Smith began his road to recovery last summer by entering into the Neurotransmitter Restoration Center, a Beverly Hills treatment facility not approved by the FDA. The experimental process involves intravenously introduced amino acids and vitamins that re-balance the brain's neuroreceptors so the body is no longer physically addicted to the drug. In a nutshell, it's rehab without withdrawal. And it helped Smith where a series of conventional 28-day programs couldn't.

Free from drugs, he threw himself into his work, forgoing hanging out with his friends to labor away at From a Basement on the Hill. Unlike his hermit-like existence when he was using, this time he was reclusive for a good reason.

Those who've heard the album call it a complex masterpiece akin to the Beach Boys' Pet Sounds or the Beatles' White Album, a tremendous compliment considering he idolized the Fab Four, George Harrison especially. The songs, mostly completed save for a few final mixes, range from those that call to mind his stripped-down past work to the more fully textured material of his last two albums to those that demonstrate how far Smith had come as a songwriter.

Because of an agreement Smith had with DreamWorks, he was free to release From a Basement on the Hill on an indie label of his choosing, though he had yet to pick one. The decision is now in the hands of his family. The album is expected to surface early next year.

"I was just over at his house and he was playing me mixes," Hanft said. "And the first thing I said to him after I heard them was, 'I hope that you're around for a long time.' "

Smith's death closed a chapter in indie rock. The lo-fi DIY aesthetic he and contemporaries Beck, Sebadoh and Pavement exhibited proved that emotionally resonant music was often best made with just a few basic instruments and a four-track recorder.

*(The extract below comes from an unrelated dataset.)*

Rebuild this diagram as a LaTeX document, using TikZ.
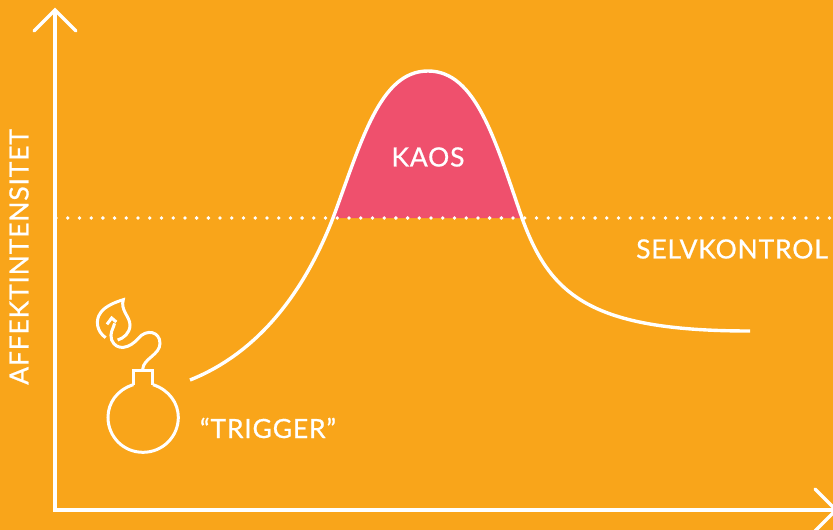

At the time of his debut, grunge was in full swing, especially in the Pacific Northwest, and computer-generated electronica wasn't far behind. Smith's quiet confessionals went against the grain, and he even caught some flack from Heatmiser fans who thought he'd gone soft. Fortunately for music, he did, and his raw soul-baring songs separated him from the angst-ridden pack and helped influence several of today's reflective songwriters, such as John Mayer, Oberst, and Dashboard Confessional's Chris Carrabba.

"Elliott left behind the torch for others to pick up that will inspire the next generation," said singer Mary Lou Lord, Smith's Kill Rock Stars labelmate with whom he played his first shows. "I think when Kurt Cobain died, Elliott picked up the torch. Not everyone was meant to stick around that long. He left us with a legacy, and he'll become a legend. We're very lucky to have had him."